Option 5: Let Players Take Control

In this option, you punch some holes in the metaplot and let the players step-in, potentially replacing a famous NPC. This is the only option I haven’t tried yet, because I don’t do a lot of games with “world-shaking heroic player characters”.

So for example if you play in the Star Wars universe after the Battle of Yavin, you could let Luke and Han freeze to death on Hoth. Now the rebellion is in mourning, and their plans all messed up, but lo and behold the player characters step in!

Or, without resorting to murderous hypothermia, maybe the metaplot characters are busy with something and a whole chunk of the metaplot is left to the player characters. For instance, maybe Han and Leia have to lay low for longer than expected because the Empire has sent many more bounty hunters on their tail. So now it’s up to the player characters to go to Cloud City and negotiate with Lando Calrissian.
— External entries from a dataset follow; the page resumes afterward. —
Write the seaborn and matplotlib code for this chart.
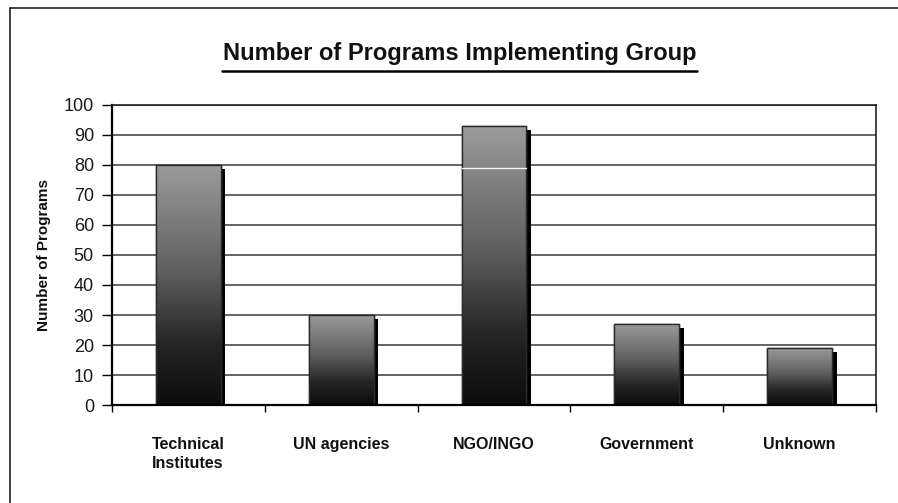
import numpy as np
import pandas as pd
import matplotlib
matplotlib.use("Agg")
import matplotlib.pyplot as plt
from matplotlib.colors import LinearSegmentedColormap
from matplotlib.patches import Rectangle
from matplotlib.lines import Line2D
import seaborn as sns

# Programs per implementing group
groups = ["Technical\nInstitutes", "UN agencies", "NGO/INGO", "Government", "Unknown"]
programs = [80, 30, 93, 27, 19]
y_ticks = [0, 10, 20, 30, 40, 50, 60, 70, 80, 90, 100]

df = pd.DataFrame({"group": groups, "programs": programs})

sns.set_theme(style="white")
plt.rcParams["font.family"] = ["Liberation Sans", "DejaVu Sans"]

fig = plt.figure(figsize=(8.98, 5.03), dpi=100)
ax = fig.add_axes([0.1247, 0.1948, 0.8508, 0.5965])

sns.barplot(data=df, x="group", y="programs", ax=ax, width=0.425,
            color="#777777", edgecolor="#2a2a2a", linewidth=1.0, zorder=3)

ax.set_ylim(0, 100)
ax.set_xlim(-0.5, len(groups) - 0.5)
ax.set_yticks(y_ticks)
ax.set_yticklabels([str(t) for t in y_ticks], fontsize=13, color="#1a1a1a")

# horizontal gridlines
for t in y_ticks[1:]:
    ax.axhline(t, color="#3a3a3a", lw=1.1, zorder=1)

# gray-to-black shading inside each bar, plus a drop shadow
cmap = LinearSegmentedColormap.from_list(
    "barshade", [(0.0, "#0c0c0c"), (0.25, "#252525"), (0.55, "#5e5e5e"), (1.0, "#9c9c9c")])
grad = np.linspace(0, 1, 256).reshape(-1, 1)
px_x = 0.03   # shadow offset in category units
px_y = 1.3    # shadow drop in value units
for p in ax.patches:
    x0, w, h = p.get_x(), p.get_width(), p.get_height()
    shadow = Rectangle((x0 + px_x, 0), w, h - px_y, facecolor="black",
                       edgecolor="none", zorder=2.5)
    ax.add_patch(shadow)
    im = ax.imshow(grad, cmap=cmap, aspect="auto", origin="lower",
                   extent=(x0, x0 + w, 0, h), zorder=3.2, interpolation="bicubic")
    im.set_clip_path(p)
    edge = Rectangle((x0, 0), w, h, facecolor="none", edgecolor="#2a2a2a",
                     lw=1.0, zorder=3.4)
    ax.add_patch(edge)

# thin light streak across the NGO/INGO bar
ngo = ax.patches[2]
ax.plot([ngo.get_x(), ngo.get_x() + ngo.get_width()], [79, 79],
        color="#f2f2f2", lw=1.0, zorder=3.5)

ax.set_xlim(-0.5, len(groups) - 0.5)
ax.set_ylim(0, 100)

# category ticks sit between groups
ax.set_xticks(np.arange(-0.5, len(groups), 1.0))
ax.set_xticklabels([])
ax.set_xticks(np.arange(len(groups)), minor=True)
ax.set_xticklabels(groups, minor=True, fontsize=11.5, fontweight="bold",
                   color="#111111", linespacing=1.35, va="top")
for lab in ax.get_xticklabels(minor=True):
    lab.set_multialignment("left")
ax.tick_params(axis="x", which="minor", length=0, pad=23)
ax.tick_params(axis="x", which="major", length=5, width=1.0, color="black",
               direction="out", bottom=True)
ax.tick_params(axis="y", length=7, width=1.0, color="black", direction="out",
               left=True, pad=6)

ax.set_xlabel("")
ax.set_ylabel("Number of Programs", fontsize=11, fontweight="bold",
              color="#111111", labelpad=9)

for side in ["left", "bottom"]:
    ax.spines[side].set_color("black")
    ax.spines[side].set_linewidth(1.6)
for side in ["top", "right"]:
    ax.spines[side].set_color("#222222")
    ax.spines[side].set_linewidth(1.2)
ax.spines["bottom"].set_zorder(5)

# underlined title
fig.text(0.5125, 0.893, "Number of Programs Implementing Group", ha="center",
         va="center", fontsize=17, fontweight="bold", color="#111111")
fig.add_artist(Line2D([222 / 898, 697 / 898], [1 - 70.5 / 503, 1 - 70.5 / 503],
                      color="black", lw=1.8))

# page frame lines
fig.add_artist(Line2D([10 / 898, 10 / 898], [0, 1 - 8 / 503], color="#222222", lw=1.2))
fig.add_artist(Line2D([10 / 898, 1], [1 - 8 / 503, 1 - 8 / 503], color="#222222", lw=1.2))

fig.savefig("out.png", dpi=100, facecolor="white")
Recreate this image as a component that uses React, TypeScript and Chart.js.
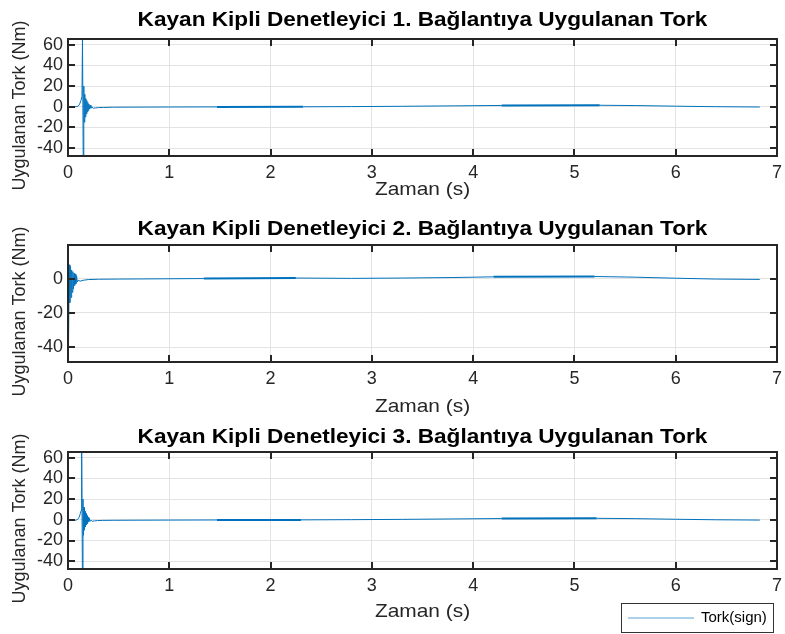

They meet Luke there, have adventures that sort of look like the second act of The Empire Strikes Back but not completely (the gamemaster obviously has to change some key elements to surprise the players!) and possible create a short or long lived branch in the timeline through their actions!

I think that this approach might only be good at small dosage. What’s the Star Wars universe if you completely remove Luke Skywalker from it? Can you say you’re playing Pendragon if Arthur doesn’t exist and, instead, it’s one of the player characters who draws the sword from the stone? Would that player even have fun trying to emulate someone else’s character? Would you end up with shitty Arthur called Chad? I don’t know.

But I think there is some value there. The gamemaster can look at the metaplot and re-allocate certain pieces of the narrative to be player-driven. I imagine that this also quickly requires the gamemaster to start an alternative timeline… I mean, the chances of the players getting Lando killed, and leaving Cloud City in flames, are pretty high, right?

Well that’s it for metaplots for now. As far as I’m concerned, I almost always mix options 2 (“put it in the background”) and 4 (“toy with it”), although I guess I’m implicitly doing option 1 (“avoid it”) since I’m soon starting a game of Avatar Legends set in the Aang era.

As always, I hope these essays are useful to someone out there.